### Data
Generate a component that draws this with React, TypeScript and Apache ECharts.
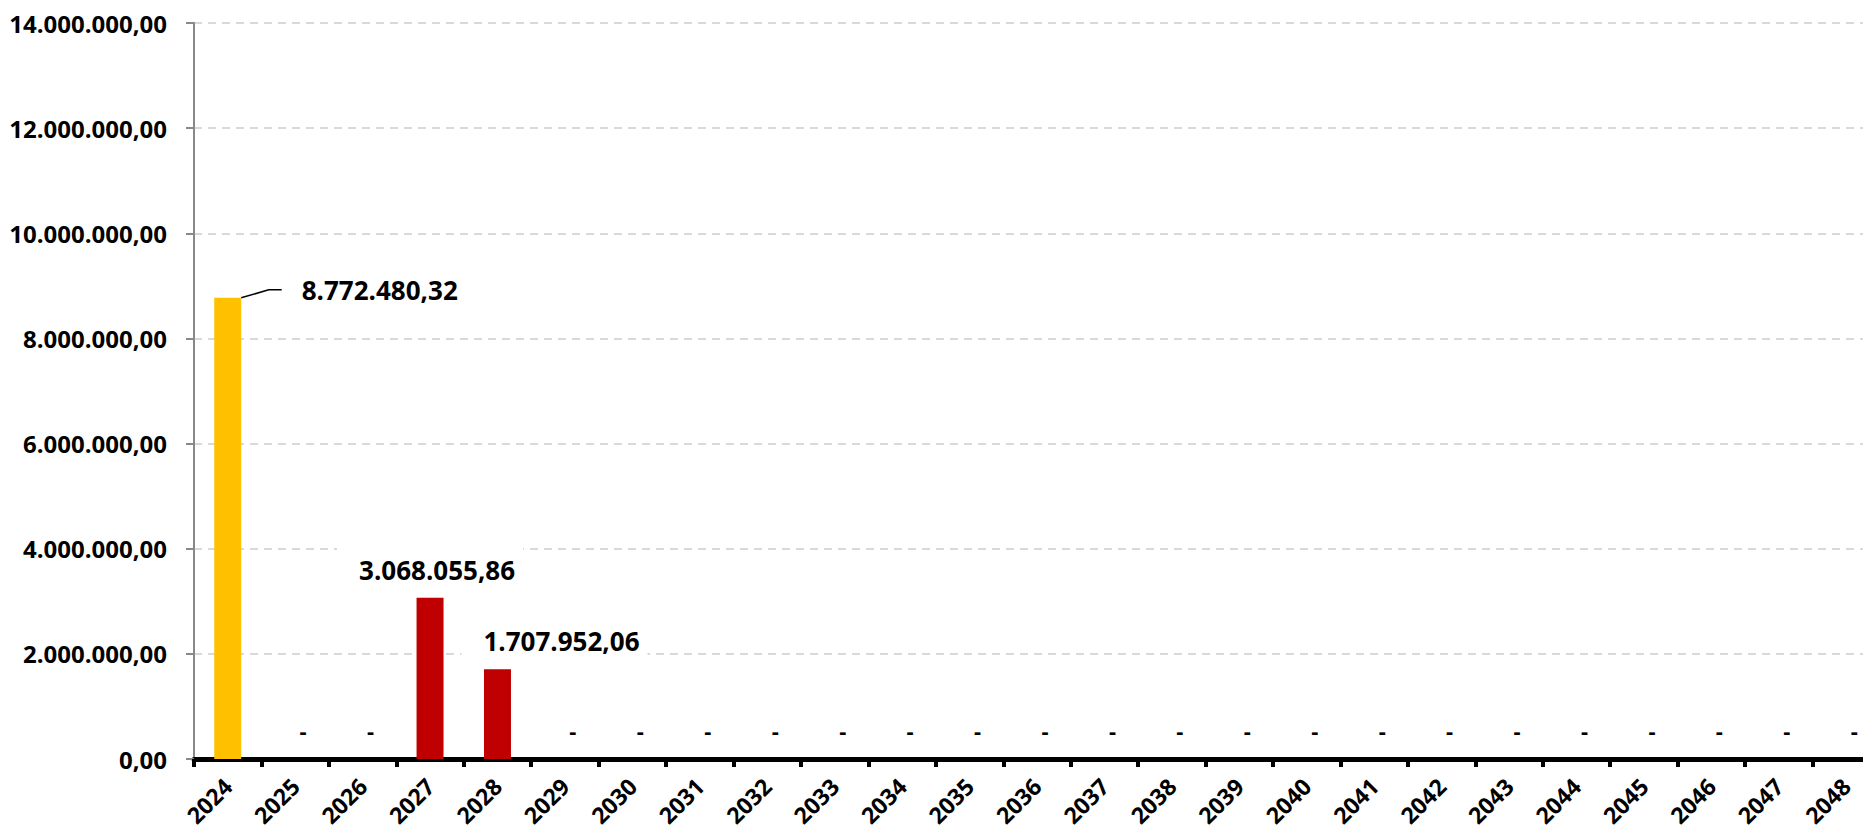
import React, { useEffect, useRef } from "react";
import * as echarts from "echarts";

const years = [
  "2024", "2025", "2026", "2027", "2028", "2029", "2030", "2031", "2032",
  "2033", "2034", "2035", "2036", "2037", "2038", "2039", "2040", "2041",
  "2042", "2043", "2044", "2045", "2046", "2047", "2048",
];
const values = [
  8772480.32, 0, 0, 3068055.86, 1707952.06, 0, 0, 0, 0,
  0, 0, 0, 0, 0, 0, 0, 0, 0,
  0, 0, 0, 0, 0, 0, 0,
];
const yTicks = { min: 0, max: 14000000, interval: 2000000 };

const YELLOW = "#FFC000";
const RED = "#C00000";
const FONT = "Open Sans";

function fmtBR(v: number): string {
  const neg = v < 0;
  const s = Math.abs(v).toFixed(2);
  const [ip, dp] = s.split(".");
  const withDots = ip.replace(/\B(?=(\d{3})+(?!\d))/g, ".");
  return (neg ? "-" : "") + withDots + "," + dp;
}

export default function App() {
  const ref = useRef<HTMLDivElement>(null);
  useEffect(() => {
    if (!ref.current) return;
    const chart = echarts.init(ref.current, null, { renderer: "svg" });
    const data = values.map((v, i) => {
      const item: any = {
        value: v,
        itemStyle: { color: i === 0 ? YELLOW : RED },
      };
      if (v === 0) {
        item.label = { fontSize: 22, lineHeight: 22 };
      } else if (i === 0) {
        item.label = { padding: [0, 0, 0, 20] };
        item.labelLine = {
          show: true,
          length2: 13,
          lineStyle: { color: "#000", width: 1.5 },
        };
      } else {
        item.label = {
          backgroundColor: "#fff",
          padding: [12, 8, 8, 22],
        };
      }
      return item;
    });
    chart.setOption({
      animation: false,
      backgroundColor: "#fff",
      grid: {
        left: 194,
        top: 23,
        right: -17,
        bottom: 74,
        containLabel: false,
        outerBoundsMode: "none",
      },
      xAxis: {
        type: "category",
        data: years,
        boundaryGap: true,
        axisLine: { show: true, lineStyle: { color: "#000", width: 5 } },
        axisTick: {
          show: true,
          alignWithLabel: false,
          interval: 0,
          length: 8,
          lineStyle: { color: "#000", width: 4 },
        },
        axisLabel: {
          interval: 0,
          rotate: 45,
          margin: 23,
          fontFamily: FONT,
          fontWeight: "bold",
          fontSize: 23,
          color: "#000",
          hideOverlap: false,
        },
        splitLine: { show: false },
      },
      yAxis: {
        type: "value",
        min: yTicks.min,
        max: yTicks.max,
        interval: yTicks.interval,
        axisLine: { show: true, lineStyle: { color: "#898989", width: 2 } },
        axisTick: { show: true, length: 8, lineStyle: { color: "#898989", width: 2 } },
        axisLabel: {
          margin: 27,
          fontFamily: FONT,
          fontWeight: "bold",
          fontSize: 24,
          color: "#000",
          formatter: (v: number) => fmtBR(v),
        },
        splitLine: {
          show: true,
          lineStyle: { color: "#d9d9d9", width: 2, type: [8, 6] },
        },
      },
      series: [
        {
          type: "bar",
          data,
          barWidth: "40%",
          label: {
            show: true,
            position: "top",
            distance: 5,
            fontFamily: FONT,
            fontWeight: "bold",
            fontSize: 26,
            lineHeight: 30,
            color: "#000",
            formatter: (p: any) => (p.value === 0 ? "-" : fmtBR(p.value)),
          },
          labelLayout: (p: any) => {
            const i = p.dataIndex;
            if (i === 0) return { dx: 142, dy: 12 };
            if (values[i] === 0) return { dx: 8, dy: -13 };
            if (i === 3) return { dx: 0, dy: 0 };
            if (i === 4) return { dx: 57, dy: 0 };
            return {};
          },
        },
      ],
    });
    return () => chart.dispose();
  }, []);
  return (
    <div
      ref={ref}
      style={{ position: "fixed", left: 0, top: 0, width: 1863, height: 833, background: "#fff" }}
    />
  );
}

### Exercise description
Leave out any pictures, please, and quote only the lines from the top of the data through the line that contains "import * as".

### Response to this task
Generate a component that draws this with React, TypeScript and Apache ECharts.
import React, { useEffect, useRef } from "react";
import * as echarts from "echarts";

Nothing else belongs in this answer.